MINNEAPOLIS (AP) -- The attorney for a man who says he was sexually abused decades ago by a now-deceased priest at a Wisconsin school for the deaf says the Vatican has refused to be served with a lawsuit over the matter.

St. Paul attorney Jeff Anderson, who frequently clashes with the Catholic hierarchy over abuse allegations, said in a Sunday news release that his office tried to serve the lawsuit naming Pope Benedict XVI and other high-ranking officials at the Vatican as defendants, but that it was returned via Federal Express.

Anderson's client, listed in court papers as John Doe, is a deaf man from Illinois who alleged in his lawsuit that the late Rev. Lawrence Murphy molested him for a number of years while Murphy worked at a Milwaukee-area school for the deaf. The lawsuit contends Pope Benedict and other Vatican officials conspired to keep quiet decades of abuse allegations against Murphy.

Anderson did not return a call seeking comment Sunday but planned a Monday news conference in which he'll accuse the Vatican of "dragging out the healing of deaf victims."

Jeffrey Lena, the U.S.-based attorney for the Vatican, said in an e-mail that the lawsuit should have been served through diplomatic channels as would be done with any foreign state. He wrote that holding a news conference on such a matter "is really just a form of grandstanding by Mr. Anderson for the press and the public."

A U.S. federal judge in October asked the Vatican to cooperate in serving court papers to the pope and two other Vatican officials, Cardinal Tarcisio Bertone and Cardinal Angelo Sodano. The Vatican is not obliged to comply with such requests.

Murphy, who died in 1998, has been accused of sexually abusing some 200 boys at the deaf school from 1950 to 1974. In 1996, Milwaukee Archbishop Rembert Weakland had complained about Murphy in a letter to the Vatican's Congregation for the Doctrine of Faith, the powerful Vatican office led by then-Cardinal Joseph Ratzinger from 1981 until he became pope in 2005.

That office initially ordered Weakland to hold a canonical trial against Murphy in 1997, but later changed course after a letter from the accused.

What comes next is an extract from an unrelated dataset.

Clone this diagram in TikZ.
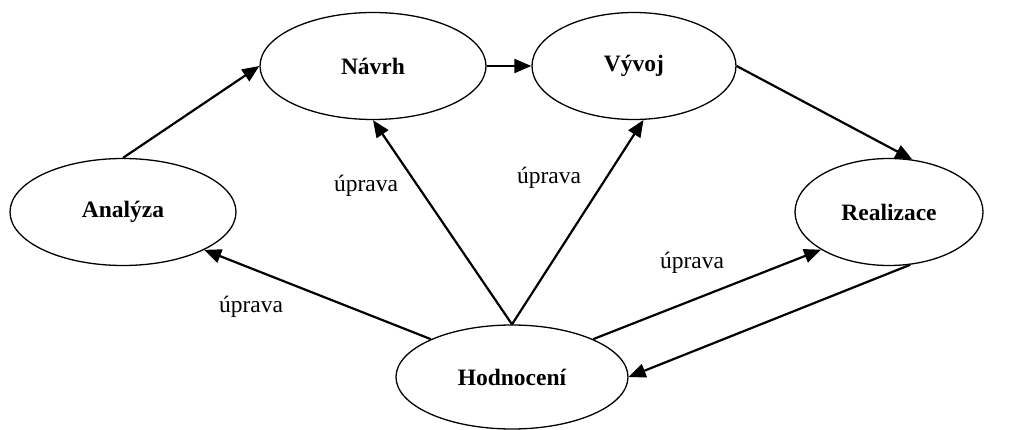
\documentclass[tikz,border=0pt]{standalone}
\usepackage{fontspec}
\setmainfont{Liberation Serif}
\usetikzlibrary{shapes.geometric,arrows.meta}

\begin{document}
\begin{tikzpicture}[x=1pt,y=-1pt,
    stage/.style={draw,ellipse,line width=1.3pt,minimum height=107pt,
      font=\fontsize{23.5}{27}\selectfont\bfseries},
    flow/.style={-{Triangle[length=17pt,width=14pt]},line width=2.2pt},
    note/.style={font=\fontsize{23.5}{27}\selectfont}]
  \useasboundingbox (0,0) rectangle (1014,430);
  % phases
  \node[stage,minimum width=226pt] (navrh) at (373,66) {Návrh};
  \node[stage,minimum width=204pt] (vyvoj) at (634,66) {Vývoj};
  \node[stage,minimum width=226pt] (analyza) at (123,212) {Analýza};
  \node[stage,minimum width=188pt] (realizace) at (889,212) {Realizace};
  \node[stage,minimum width=232pt,minimum height=104pt] (hodnoceni) at (512,377) {Hodnocení};
  % main flow
  \draw[flow] (analyza.north) -- (navrh.west);
  \draw[flow] (navrh.east) -- (vyvoj.west);
  \draw[flow] (vyvoj.east) -- (realizace.66);
  \draw[flow] (realizace.-68) -- (hodnoceni.east);
  % feedback
  \draw[flow] (hodnoceni.north) -- (navrh.south);
  \draw[flow] (hodnoceni.north) -- (vyvoj.-80);
  \draw[flow] (hodnoceni.155) -- (analyza.-25);
  \draw[flow] (hodnoceni.25) -- (realizace.209);
  \node[note] (u1) at (366,186) {úprava};
  \node[note] (u2) at (549,178) {úprava};
  \node[note] (u3) at (692,263) {úprava};
  \node[note] (u4) at (251,307) {úprava};
\end{tikzpicture}
\end{document}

The Vatican noted Murphy's advanced age, failing health and lack of further allegations.

The Vatican argues it's not liable for clerical sex-abuse cases under canon law and a church structure that holds bishops -- and not Rome -- responsible for disciplining pedophile priests.

Plaintiffs in a similar case in Oregon have sued the Vatican using a similar approach. Anderson represents clients in that proceeding as well, and on numerous occasions has expressed a desire to hold prominent Vatican leaders liable for sexual abuse by priests.